Rudd Family Fund Donor StoryIn an interview for NRF member newsletter, Bridges, Bob and Nancy (Nan) Rudd reminded us that conservation is a gift that gives back for generations.
In the fall of 2016, Bob and Nan established the Robert and Nancy Rudd Conservation Fund. This conservation endowment fund will support the perpetual management and restoration of their land, along with other priority conservation projects in Green County.

You clearly have a deep commitment to native landscapes, plants, and wildlife. Where does this commitment come from?


My first memories of connecting with nature come from time spent at our family cabin on Big Roche-A-Cri Lake in Adams County—fishing with my Dad, feeding and watching birds with my Mom, taking long walks by myself along sandy trails in the woods. I’ve always loved being outdoors. I’ve always loved animals.


My commitment has evolved over time, having observed the destruction of various natural habitats in places where I grew up, lived, and worked. We both attended Luther College in Decorah, Iowa, where we were introduced to the spectacular beauty of northeast Iowa and the Driftless region of Wisconsin. Since that time we’ve traveled extensively and experienced unique landscapes and wildlife around the world. We’ve participated in NRF’s Field Trip program for over 20 years, which has given us the opportunity to see and learn more about Wisconsin’s diverse natural heritage.
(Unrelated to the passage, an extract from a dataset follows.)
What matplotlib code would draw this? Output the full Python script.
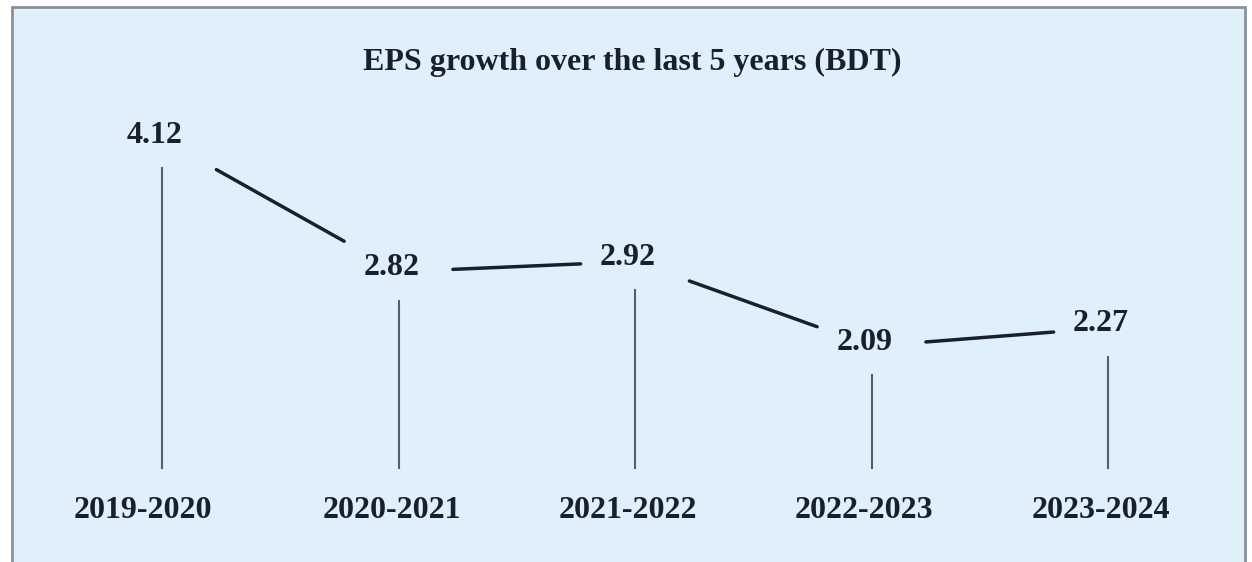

Our dream had always been to live and work in a rural area, surrounded by animals, nature, and wildlife. When we had the opportunity to buy our farm in 1994, we decided to make it happen. Our 250-acre farm has diverse habitats, and contains wetland, hardwood forest, native goat prairie, a trout stream, oak savanna, sedge meadow, and upland prairie. We’ve spent over 20 years restoring habitat and converting tilled, highly-erodible acreage to prairies and wetlands.

What do you hope to preserve for the future? What do you think future generations have to gain from your investment?

Bob and Nan

By placing a conservation easement on our property with the Natural Heritage Land Trust, we have protected this undeveloped land forever. Preserving this land means preserving water quality, biological diversity, pre-settlement plant communities, wildlife habitat, and open vistas. Future generations will see that land can be protected from what society often determines is “of highest and best use” and appreciate that land which is preserved for reasons other than economic development and human recreation has value.

We understand that land stewardship requires constant financial support. By establishing our endowment fund, we are providing funds for the care, management, and restoration of this property in perpetuity. Additionally, funds will be available to support conservation within Green County on public lands or private lands permanently protected by a conservation easement. We hope that this fund will encourage and facilitate preservation of open space, as well as protect and restore native plant communities and native wildlife throughout Green County.

Why did you select the Natural Resources Foundation for this purpose?

Bob and Nan

As members of NRF for over twenty years, we have come to know staff, the Board, and other foundation members well. We have aligned values. We trust NRF and are in concert with the goals and mission of the organization. The NRF endowment program provides the tool we need to assure our conservation goals will have financial support forever.